Во всеобъемлющей вечности ничего не изменяется и не происходит, не возникает ничего нового и не исчезает ничего из существующего. В том числе не может возникнуть вдруг мир, какое-то существо. То есть фраза «нас не было, мы не существовали, были небытием, а потом родились, появились на свет» в перспективе всеобъемлющей вечности не имеет никакого смысла. Смысл появляется только при погружении вглубь бытия, в темпоральную фигуру, в определённую хронологию, запечатлённую в вечности как целое, но текущую и длящуюся с точки зрения её самой. Хороший образ для понимания этого, как мы прежде уже говорили, – наши воспоминания: при взгляде на них извне всё неизменно и существует как целое, но при самозабвенном погружении в череду эпизодов возвращается и течение времени: мы идём по песку, море шумит и смывает следы… Движущееся и недвижное предстают не как оппозиция, а как единство.

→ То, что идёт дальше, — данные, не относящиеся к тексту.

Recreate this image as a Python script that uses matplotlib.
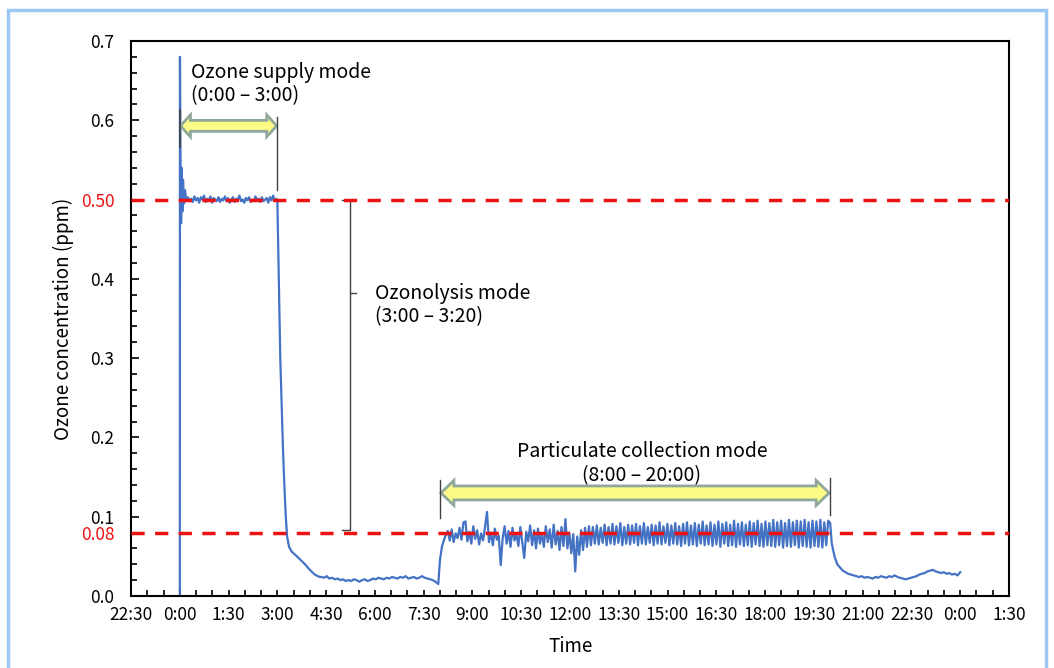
import numpy as np
import matplotlib
matplotlib.use("Agg")
import matplotlib.pyplot as plt
from matplotlib.patches import Polygon, Rectangle

plt.rcParams['font.family'] = ['Noto Sans CJK JP', 'DejaVu Sans']

# time axis in hours counted from 0:00 of the first day
tick_pos = [-1.5 + 1.5 * k for k in range(19)]
tick_labels = ["22:30", "0:00", "1:30", "3:00", "4:30", "6:00", "7:30", "9:00",
               "10:30", "12:00", "13:30", "15:00", "16:30", "18:00", "19:30",
               "21:00", "22:30", "0:00", "1:30"]

# ozone supply start-up
spike_t = [0.00, 0.005, 0.02, 0.04, 0.06, 0.08, 0.10, 0.13, 0.16, 0.20]
spike_v = [0.000, 0.680, 0.560, 0.470, 0.540, 0.485, 0.525, 0.495, 0.512, 0.498]

# ozone supply plateau (0:15 - 3:00)
plateau_v = [0.503, 0.498, 0.501, 0.497, 0.504, 0.499, 0.502, 0.496, 0.503, 0.500,
             0.505, 0.497, 0.501, 0.499, 0.504, 0.496, 0.502, 0.500, 0.498, 0.503,
             0.497, 0.501, 0.499, 0.504, 0.498, 0.502, 0.496, 0.500, 0.503, 0.497,
             0.501, 0.499, 0.505, 0.498, 0.500, 0.496, 0.502, 0.499, 0.503, 0.497,
             0.500, 0.498, 0.504, 0.499, 0.501, 0.497, 0.503, 0.498, 0.500, 0.502,
             0.496, 0.503, 0.499, 0.505, 0.498, 0.501]

# ozonolysis decay
decay_t = [3.00, 3.02, 3.05, 3.09, 3.13, 3.17, 3.21, 3.26, 3.30, 3.36, 3.44,
           3.55, 3.70, 3.85, 4.00, 4.15, 4.30]
decay_v = [0.500, 0.455, 0.380, 0.300, 0.245, 0.190, 0.145, 0.100, 0.075, 0.062,
           0.056, 0.052, 0.046, 0.040, 0.033, 0.027, 0.024]

# low level before particulate collection (4:21 - 7:57)
low_v = [0.024, 0.023, 0.025, 0.022, 0.023, 0.021, 0.022, 0.020, 0.021, 0.019,
         0.020, 0.019, 0.021, 0.020, 0.018, 0.020, 0.021, 0.019, 0.020, 0.022,
         0.021, 0.023, 0.022, 0.021, 0.023, 0.022, 0.024, 0.023, 0.022, 0.024,
         0.023, 0.025, 0.022, 0.023, 0.024, 0.022, 0.023, 0.025, 0.023, 0.022,
         0.021, 0.020, 0.018, 0.015]

# particulate collection mode (8:00 - 20:00)
collect_v = [0.045, 0.062, 0.070, 0.077, 0.082, 0.070, 0.084, 0.068, 0.079, 0.073,
             0.086, 0.071, 0.093, 0.094, 0.069, 0.081, 0.066, 0.088, 0.072, 0.083,
             0.065, 0.079, 0.070, 0.087, 0.106, 0.068, 0.080, 0.064, 0.085, 0.071,
             0.076, 0.039, 0.073, 0.088, 0.066, 0.082, 0.062, 0.086, 0.070, 0.078,
             0.063, 0.087, 0.067, 0.048, 0.081, 0.069, 0.089, 0.064, 0.083, 0.060,
             0.085, 0.066, 0.079, 0.062, 0.088, 0.068, 0.084, 0.061, 0.090, 0.065,
             0.082, 0.058, 0.087, 0.063, 0.097, 0.060, 0.080, 0.054, 0.078, 0.031,
             0.075, 0.052, 0.083, 0.058, 0.086, 0.062, 0.088, 0.064, 0.087, 0.066,
             0.089, 0.065, 0.086, 0.067, 0.090, 0.064, 0.087, 0.066, 0.091, 0.065,
             0.088, 0.067, 0.092, 0.064, 0.087, 0.066, 0.090, 0.065, 0.089, 0.067,
             0.091, 0.064, 0.088, 0.066, 0.092, 0.065, 0.087, 0.067, 0.090, 0.064,
             0.089, 0.066, 0.093, 0.065, 0.088, 0.067, 0.091, 0.064, 0.089, 0.066,
             0.092, 0.065, 0.088, 0.063, 0.091, 0.066, 0.093, 0.064, 0.089, 0.065,
             0.092, 0.063, 0.090, 0.066, 0.094, 0.064, 0.089, 0.065, 0.093, 0.063,
             0.090, 0.065, 0.094, 0.062, 0.091, 0.066, 0.093, 0.063, 0.090, 0.064,
             0.095, 0.062, 0.091, 0.065, 0.093, 0.063, 0.090, 0.064, 0.094, 0.062,
             0.092, 0.065, 0.095, 0.063, 0.091, 0.062, 0.094, 0.064, 0.092, 0.063,
             0.096, 0.062, 0.093, 0.064, 0.095, 0.061, 0.092, 0.063, 0.096, 0.062,
             0.093, 0.064, 0.095, 0.061, 0.094, 0.063, 0.096, 0.062, 0.093, 0.061,
             0.095, 0.063, 0.094, 0.062, 0.096, 0.061, 0.093, 0.064, 0.095, 0.092]

# after collection (20:03 - 0:00)
post_v = [0.066, 0.050, 0.040, 0.036, 0.032, 0.030, 0.028, 0.027, 0.026, 0.025,
          0.024, 0.025, 0.023, 0.024, 0.023, 0.022, 0.024, 0.023, 0.025, 0.024,
          0.023, 0.025, 0.024, 0.026, 0.024, 0.023, 0.022, 0.021, 0.022, 0.023,
          0.024, 0.025, 0.027, 0.028, 0.029, 0.031, 0.032, 0.033, 0.031, 0.030,
          0.029, 0.030, 0.028, 0.029, 0.027, 0.028, 0.026, 0.030]

t = np.concatenate([spike_t,
                    np.linspace(0.25, 2.97, len(plateau_v)),
                    decay_t,
                    np.linspace(4.35, 7.95, len(low_v)),
                    np.linspace(8.0, 20.0, len(collect_v)),
                    np.linspace(20.05, 24.0, len(post_v))])
v = np.concatenate([spike_v, plateau_v, decay_v, low_v, collect_v, post_v])


def block_arrow(ax, x0, x1, y, shaft, head, head_len):
    # double headed block arrow, sizes given in pixels
    xa, yc = ax.transData.transform((x0, y))
    xb, _ = ax.transData.transform((x1, y))
    pts = [(xa, yc), (xa + head_len, yc + head), (xa + head_len, yc + shaft),
           (xb - head_len, yc + shaft), (xb - head_len, yc + head), (xb, yc),
           (xb - head_len, yc - head), (xb - head_len, yc - shaft),
           (xa + head_len, yc - shaft), (xa + head_len, yc - head)]
    pts = ax.transData.inverted().transform(pts)
    ax.add_patch(Polygon(pts, closed=True, fc='#fbfb86', ec='#8fa89b',
                         lw=2, zorder=4))


def main():
    fig = plt.figure(figsize=(10.54, 6.68), dpi=100)
    ax = fig.add_axes([0.1243, 0.1078, 0.833, 0.8308])
    ax.set_xlim(-1.5, 25.5)
    ax.set_ylim(0, 0.7)

    ax.axhline(0.5, color='#ee1111', lw=2.5, dashes=(3.8, 3.0), zorder=3)
    ax.axhline(0.08, color='#ee1111', lw=2.5, dashes=(3.8, 3.0), zorder=3)
    ax.plot(t, v, color='#4472c4', lw=1.6, zorder=2)

    ax.set_xticks(tick_pos)
    ax.set_xticklabels(tick_labels)
    ax.set_xticks(np.arange(-1.5, 25.6, 0.5), minor=True)
    yt = [0.0, 0.08, 0.1, 0.2, 0.3, 0.4, 0.5, 0.6, 0.7]
    ax.set_yticks(yt)
    ax.set_yticklabels(["0.0", "0.08", "0.1", "0.2", "0.3", "0.4", "0.50", "0.6", "0.7"])
    ax.set_yticks(np.arange(0, 0.701, 0.02), minor=True)
    ax.tick_params(which='both', direction='in', top=False, right=False,
                   labelsize=12.5, colors='black', width=1.2)
    ax.tick_params(axis='y', which='major', length=6, pad=12)
    ax.tick_params(axis='y', which='minor', length=4)
    ax.tick_params(axis='x', which='both', length=4.5, pad=7)
    for lab, val in zip(ax.get_yticklabels(), yt):
        if val in (0.08, 0.5):
            lab.set_color('#ee1111')
    for sp in ax.spines.values():
        sp.set_linewidth(1.5)

    ax.set_xlabel('Time', fontsize=13.5, labelpad=9)
    ax.set_ylabel('Ozone concentration (ppm)', fontsize=13.5, labelpad=5)

    # mode markers
    grey = '#404040'
    ax.plot([0.0, 0.0], [0.566, 0.613], color=grey, lw=1.2, zorder=5)
    ax.plot([3.0, 3.0], [0.512, 0.604], color=grey, lw=1.0, zorder=5)
    ax.plot([8.0, 8.0], [0.098, 0.146], color=grey, lw=1.0, zorder=5)
    ax.plot([20.0, 20.0], [0.102, 0.149], color=grey, lw=1.0, zorder=5)
    block_arrow(ax, 0.02, 2.98, 0.593, 5.5, 11, 10)
    block_arrow(ax, 8.03, 19.97, 0.130, 7, 12.5, 13)

    # ozonolysis bracket
    ax.plot([5.0, 5.22, 5.22, 5.0], [0.5, 0.5, 0.083, 0.083], color=grey, lw=1.0)
    ax.plot([5.22, 5.43], [0.382, 0.382], color=grey, lw=1.0)

    ax.text(0.33, 0.646, 'Ozone supply mode\n(0:00 – 3:00)', fontsize=14,
            ha='left', va='center', linespacing=1.15)
    ax.text(5.99, 0.367, 'Ozonolysis mode\n(3:00 – 3:20)', fontsize=14,
            ha='left', va='center', linespacing=1.15)
    ax.text(14.21, 0.167, 'Particulate collection mode\n(8:00 – 20:00)',
            fontsize=14, ha='center', va='center', multialignment='center',
            linespacing=1.15)

    # light blue frame round the picture
    fig.add_artist(Rectangle((8 / 1054, -0.1), 1038 / 1054, 1.1 - 10 / 668,
                             transform=fig.transFigure, fill=False,
                             ec='#9dc7f4', lw=2.5))

    fig.savefig('out.png', dpi=100)


if __name__ == "__main__":
    main()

При этом неважно, какой именно концепции времени мы придерживаемся – считаем его линейным, направляющимся из бесконечности в бесконечность, линейным, но начавшим течь в «некий момент» при создании мира, или же полагаем его замкнутым в круг. Во всех случаях можно говорить как о создании или рождении мира, так и о вечносущем мире, являющемся «вечным отражением вечности».